▶ **Written request**
Tally the lines containing the word "this" and give the total alone.

▶ **Data listing**
---*---
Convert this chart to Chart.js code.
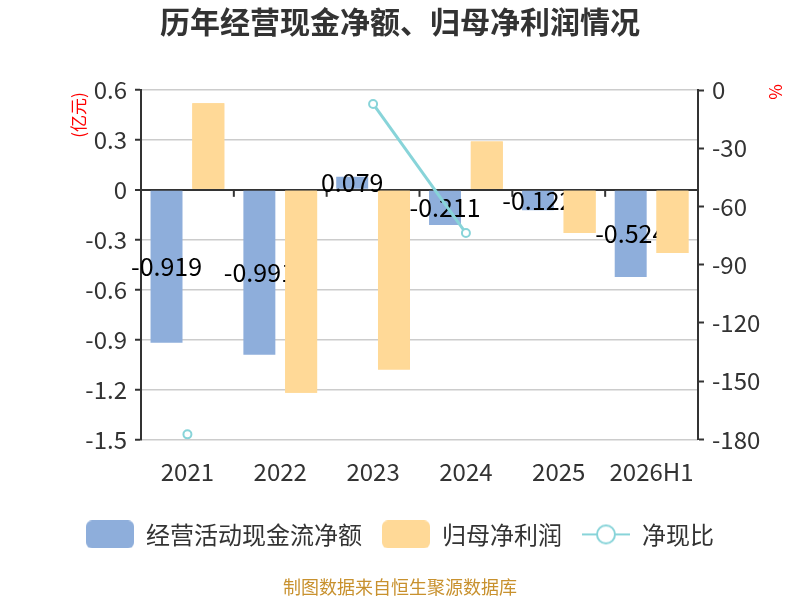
---*---
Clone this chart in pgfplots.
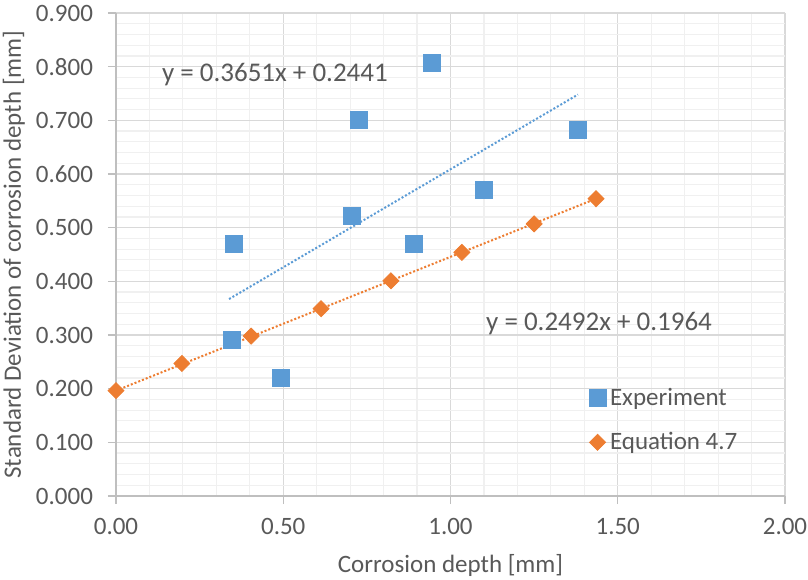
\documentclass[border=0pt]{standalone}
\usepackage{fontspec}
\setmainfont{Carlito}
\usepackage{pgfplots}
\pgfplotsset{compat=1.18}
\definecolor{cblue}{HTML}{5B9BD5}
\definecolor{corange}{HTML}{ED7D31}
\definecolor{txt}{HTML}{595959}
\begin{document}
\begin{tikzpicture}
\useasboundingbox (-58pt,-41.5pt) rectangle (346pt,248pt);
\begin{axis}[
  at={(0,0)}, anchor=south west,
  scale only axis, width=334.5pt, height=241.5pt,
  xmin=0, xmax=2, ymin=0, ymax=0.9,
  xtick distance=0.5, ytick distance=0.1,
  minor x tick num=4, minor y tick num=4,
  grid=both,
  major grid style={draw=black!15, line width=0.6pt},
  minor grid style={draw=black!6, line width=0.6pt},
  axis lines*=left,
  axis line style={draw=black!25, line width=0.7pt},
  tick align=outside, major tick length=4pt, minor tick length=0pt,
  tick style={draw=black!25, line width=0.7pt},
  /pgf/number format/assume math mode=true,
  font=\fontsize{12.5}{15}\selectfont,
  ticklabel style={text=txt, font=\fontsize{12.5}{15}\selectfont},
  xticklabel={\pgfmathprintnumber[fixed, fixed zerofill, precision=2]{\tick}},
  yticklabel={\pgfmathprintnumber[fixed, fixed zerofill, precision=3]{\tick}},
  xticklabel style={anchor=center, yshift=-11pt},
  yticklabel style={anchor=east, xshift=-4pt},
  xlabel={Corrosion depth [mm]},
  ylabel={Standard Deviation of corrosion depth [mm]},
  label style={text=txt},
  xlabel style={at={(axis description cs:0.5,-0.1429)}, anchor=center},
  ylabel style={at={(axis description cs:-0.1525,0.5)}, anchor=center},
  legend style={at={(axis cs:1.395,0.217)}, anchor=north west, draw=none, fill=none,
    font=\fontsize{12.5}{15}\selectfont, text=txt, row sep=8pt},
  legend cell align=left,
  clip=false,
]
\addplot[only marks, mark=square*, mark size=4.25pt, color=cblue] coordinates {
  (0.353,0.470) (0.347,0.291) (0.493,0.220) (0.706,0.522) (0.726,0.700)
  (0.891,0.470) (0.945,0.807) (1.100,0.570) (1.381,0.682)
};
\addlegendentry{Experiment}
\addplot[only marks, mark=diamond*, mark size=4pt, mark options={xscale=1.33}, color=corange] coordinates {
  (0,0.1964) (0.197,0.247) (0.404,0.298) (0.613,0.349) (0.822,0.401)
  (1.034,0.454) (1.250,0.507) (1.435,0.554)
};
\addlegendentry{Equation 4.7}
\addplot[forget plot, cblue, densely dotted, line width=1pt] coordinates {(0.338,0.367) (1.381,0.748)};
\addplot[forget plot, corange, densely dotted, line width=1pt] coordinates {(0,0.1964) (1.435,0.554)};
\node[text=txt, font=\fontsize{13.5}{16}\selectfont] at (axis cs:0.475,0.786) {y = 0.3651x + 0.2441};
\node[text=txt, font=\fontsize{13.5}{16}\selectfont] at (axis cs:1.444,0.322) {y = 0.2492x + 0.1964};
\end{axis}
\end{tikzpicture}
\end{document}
---*---
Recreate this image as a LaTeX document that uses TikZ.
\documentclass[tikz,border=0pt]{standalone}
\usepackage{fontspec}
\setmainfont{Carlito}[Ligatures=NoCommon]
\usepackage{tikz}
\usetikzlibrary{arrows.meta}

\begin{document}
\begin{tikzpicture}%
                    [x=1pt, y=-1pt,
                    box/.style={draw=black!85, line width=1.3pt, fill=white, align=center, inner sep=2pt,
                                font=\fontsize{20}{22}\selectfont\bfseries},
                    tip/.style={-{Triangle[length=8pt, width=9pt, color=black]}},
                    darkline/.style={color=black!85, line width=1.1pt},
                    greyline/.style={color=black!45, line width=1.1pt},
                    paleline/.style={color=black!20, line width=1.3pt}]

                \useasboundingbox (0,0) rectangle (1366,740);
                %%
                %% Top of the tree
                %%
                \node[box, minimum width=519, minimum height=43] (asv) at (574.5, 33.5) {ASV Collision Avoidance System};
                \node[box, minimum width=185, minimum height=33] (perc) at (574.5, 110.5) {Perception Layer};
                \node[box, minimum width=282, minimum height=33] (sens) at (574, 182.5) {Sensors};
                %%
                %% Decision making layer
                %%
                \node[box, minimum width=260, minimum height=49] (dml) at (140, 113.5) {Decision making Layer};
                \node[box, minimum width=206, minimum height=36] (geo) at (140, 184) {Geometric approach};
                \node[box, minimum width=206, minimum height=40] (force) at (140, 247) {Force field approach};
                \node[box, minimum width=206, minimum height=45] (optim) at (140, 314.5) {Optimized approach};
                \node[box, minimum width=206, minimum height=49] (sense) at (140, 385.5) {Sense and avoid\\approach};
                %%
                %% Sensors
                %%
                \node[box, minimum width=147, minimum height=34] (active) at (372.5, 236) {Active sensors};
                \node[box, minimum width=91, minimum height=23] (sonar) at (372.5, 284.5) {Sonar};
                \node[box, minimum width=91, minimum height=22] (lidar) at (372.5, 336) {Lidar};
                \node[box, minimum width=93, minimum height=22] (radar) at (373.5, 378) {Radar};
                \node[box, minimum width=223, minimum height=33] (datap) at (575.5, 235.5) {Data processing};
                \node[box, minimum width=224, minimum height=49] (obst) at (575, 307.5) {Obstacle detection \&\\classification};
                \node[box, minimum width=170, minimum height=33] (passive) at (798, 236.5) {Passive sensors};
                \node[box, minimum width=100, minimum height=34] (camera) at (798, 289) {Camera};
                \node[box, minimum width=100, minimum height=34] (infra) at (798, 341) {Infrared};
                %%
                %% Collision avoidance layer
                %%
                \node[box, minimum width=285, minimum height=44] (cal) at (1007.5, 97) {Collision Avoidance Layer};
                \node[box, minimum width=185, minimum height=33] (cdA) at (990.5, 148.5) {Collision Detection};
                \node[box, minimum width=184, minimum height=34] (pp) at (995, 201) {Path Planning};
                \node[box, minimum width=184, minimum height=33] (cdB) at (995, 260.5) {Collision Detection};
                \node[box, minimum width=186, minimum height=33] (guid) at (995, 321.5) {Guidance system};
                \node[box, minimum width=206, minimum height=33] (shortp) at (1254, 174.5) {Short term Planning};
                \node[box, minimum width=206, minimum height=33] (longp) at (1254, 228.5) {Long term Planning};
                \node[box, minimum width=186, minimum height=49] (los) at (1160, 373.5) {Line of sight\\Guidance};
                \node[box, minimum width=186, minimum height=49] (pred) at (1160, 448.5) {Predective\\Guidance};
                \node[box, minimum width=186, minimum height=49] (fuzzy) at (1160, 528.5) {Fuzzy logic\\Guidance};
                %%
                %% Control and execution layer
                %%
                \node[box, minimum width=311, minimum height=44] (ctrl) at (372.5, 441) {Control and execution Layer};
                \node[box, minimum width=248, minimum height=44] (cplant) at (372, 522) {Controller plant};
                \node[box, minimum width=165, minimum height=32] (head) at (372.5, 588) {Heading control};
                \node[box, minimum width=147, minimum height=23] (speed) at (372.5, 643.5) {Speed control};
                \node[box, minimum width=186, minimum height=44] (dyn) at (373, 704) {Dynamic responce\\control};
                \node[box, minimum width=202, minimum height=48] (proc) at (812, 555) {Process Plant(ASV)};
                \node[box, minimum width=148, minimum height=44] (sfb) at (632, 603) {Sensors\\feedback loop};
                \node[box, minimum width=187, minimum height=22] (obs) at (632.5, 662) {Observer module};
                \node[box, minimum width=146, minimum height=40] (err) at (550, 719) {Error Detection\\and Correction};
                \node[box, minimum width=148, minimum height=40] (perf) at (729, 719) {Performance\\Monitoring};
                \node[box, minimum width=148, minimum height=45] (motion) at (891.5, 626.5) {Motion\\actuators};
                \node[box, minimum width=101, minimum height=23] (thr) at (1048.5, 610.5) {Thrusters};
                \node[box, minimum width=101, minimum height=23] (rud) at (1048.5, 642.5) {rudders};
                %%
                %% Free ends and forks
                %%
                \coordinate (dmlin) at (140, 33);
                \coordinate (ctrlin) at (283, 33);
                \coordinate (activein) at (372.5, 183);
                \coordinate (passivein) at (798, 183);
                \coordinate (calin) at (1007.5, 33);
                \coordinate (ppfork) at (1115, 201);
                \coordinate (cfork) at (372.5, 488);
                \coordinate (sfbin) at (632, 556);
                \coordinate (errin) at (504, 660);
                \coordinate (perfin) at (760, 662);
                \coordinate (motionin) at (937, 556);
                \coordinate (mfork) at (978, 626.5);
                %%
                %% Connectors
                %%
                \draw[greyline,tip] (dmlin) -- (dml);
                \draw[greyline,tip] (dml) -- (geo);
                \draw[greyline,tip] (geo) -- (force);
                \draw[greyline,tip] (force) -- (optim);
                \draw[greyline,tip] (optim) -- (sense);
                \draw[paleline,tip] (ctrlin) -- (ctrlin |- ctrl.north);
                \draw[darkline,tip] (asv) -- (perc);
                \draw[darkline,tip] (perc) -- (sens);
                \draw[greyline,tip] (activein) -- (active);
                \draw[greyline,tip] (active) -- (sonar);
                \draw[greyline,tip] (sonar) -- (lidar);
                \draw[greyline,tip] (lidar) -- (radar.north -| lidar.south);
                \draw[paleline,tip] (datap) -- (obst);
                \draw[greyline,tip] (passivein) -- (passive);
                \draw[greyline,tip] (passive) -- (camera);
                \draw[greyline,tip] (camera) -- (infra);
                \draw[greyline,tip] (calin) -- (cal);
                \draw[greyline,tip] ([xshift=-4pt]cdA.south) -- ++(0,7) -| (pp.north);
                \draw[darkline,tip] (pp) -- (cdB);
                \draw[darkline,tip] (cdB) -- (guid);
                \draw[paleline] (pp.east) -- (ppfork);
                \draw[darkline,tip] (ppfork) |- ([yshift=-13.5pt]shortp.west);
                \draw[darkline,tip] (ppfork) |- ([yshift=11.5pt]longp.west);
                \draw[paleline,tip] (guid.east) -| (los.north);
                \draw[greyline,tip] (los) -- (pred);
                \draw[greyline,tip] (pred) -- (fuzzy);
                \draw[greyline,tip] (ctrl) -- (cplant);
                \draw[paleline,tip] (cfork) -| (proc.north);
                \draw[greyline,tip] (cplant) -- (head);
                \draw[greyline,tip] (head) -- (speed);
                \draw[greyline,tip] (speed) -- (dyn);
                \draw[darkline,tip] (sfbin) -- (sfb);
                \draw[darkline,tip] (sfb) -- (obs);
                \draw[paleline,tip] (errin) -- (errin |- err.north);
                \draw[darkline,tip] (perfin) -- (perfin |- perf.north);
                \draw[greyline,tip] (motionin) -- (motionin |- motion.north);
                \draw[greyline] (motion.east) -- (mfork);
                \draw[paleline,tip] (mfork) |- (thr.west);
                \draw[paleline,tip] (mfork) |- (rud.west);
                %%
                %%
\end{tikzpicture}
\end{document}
---*---
▶ **Exercise output**
3